Monday, January 23, 2023

January 23: "The Storm," Snow Puppy, Everything Wondrous

Mary Oliver's dog enjoys a romp in the snow . . . 

The Storm

by:  Mary Oliver

Now through the white orchard my little dog
     romps, breaking the new snow
     with wild feet.
Running here running there, excited,
     hardly able to stop, he leaps, he spins
until the white snow is written upon
     in large, exuberant letters,
a long sentence, expressing
     the pleasures of the body in this world.

Oh, I could not have said it better
     myself.


There's not much to add to the word picture that Mary Oliver paints here.  Her dog simply triggered with the joy of new snowfall.  Writing a poem with her body.  

I live with a snow puppy myself.  She loves romping through deep drifts.  Rooting with her snout for hidden treasures.  Seeing a blank sheet of cold white and writing herself all over it.  If only we could all indulge in the pleasures of the natural world with that much abandon and ecstasy.  

I remember as a child how much I loved snowstorms.  First, there was the anticipation of an unexpected day off from school.  Then there was the pleasure of snow people and snow forts and snowball fights.  Sledding and tobogganing.  Thawing out with hot chocolate.  Yes, this description is all very Norman Rockwell-esque, I know.  But that's the way it truly was when I was a kid.

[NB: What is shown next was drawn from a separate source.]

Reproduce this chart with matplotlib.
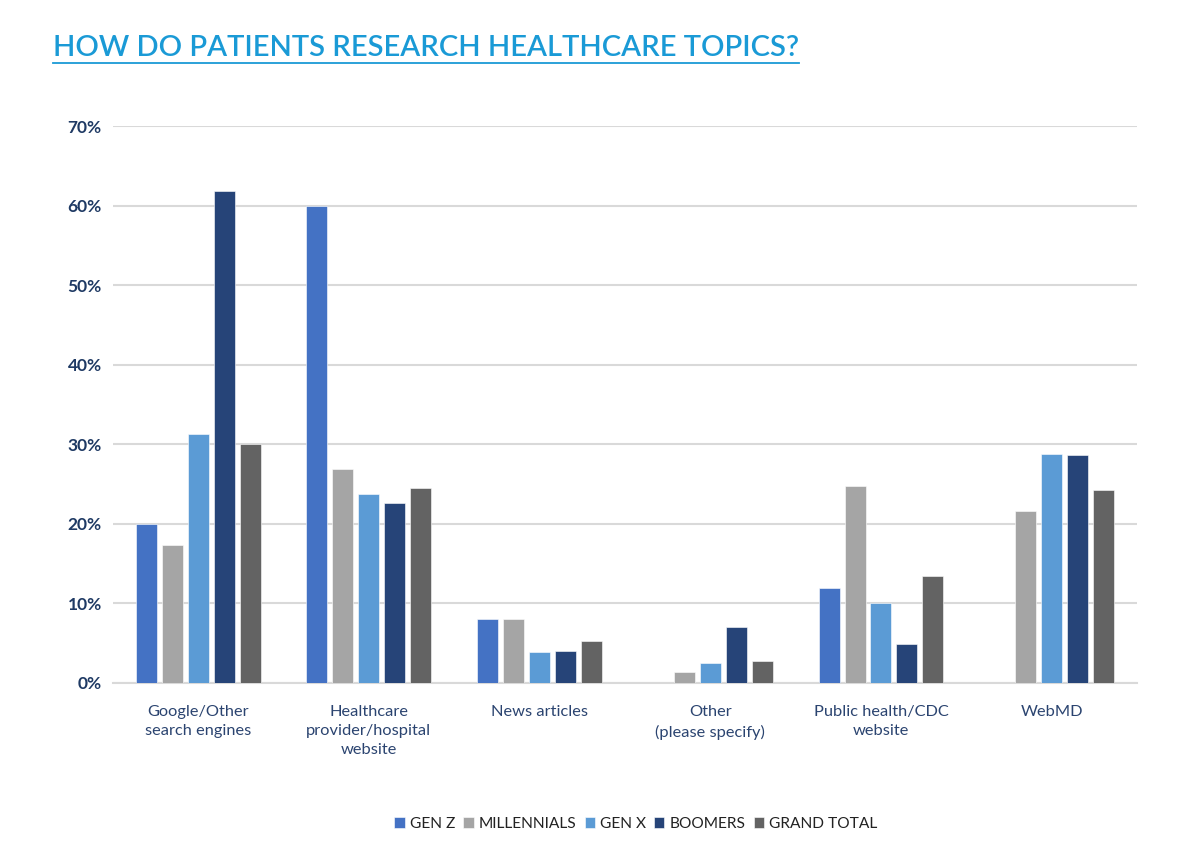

Nowadays, I don't experience the same kind of puppy joy when snow starts falling.  Instead, winter weather forecasts bring me anxiety and exhaustion.  Snow means shoveling and driving through whiteouts to get to work.  A months-long battle with city plows and snow removal.  Adulthood simply robs winter of everything wondrous.

Yet, there is my puppy to remind me of bygone winter days.  For those few minutes when I take her outside after new snow has fallen, I feel that old excitement.  As she disappears into fresh powder, I recall seeing that first snow come tumbling out of the heavens every October or early November when I was in middle and high school.  How it filled with me with a kind of hope.  The world was shifting.  Changing.  The colors of autumn erased in a few flurry-ous minutes.  It really was like watching a painting being painted or a poem being poemed.  

I'm sitting on the couch right now, where I've been since COVID came to visit me again.  For the first time in a long while, I'm feeling almost human (minus the hacking cough that just won't subside).  There's snow falling outside my living room window, and it's beautiful.  My puppy is stretched out on the floor after a few minutes of running here running there in the backyard.

That's Saint Marty's poem tonight, written exuberant letters of snow and fur and hope.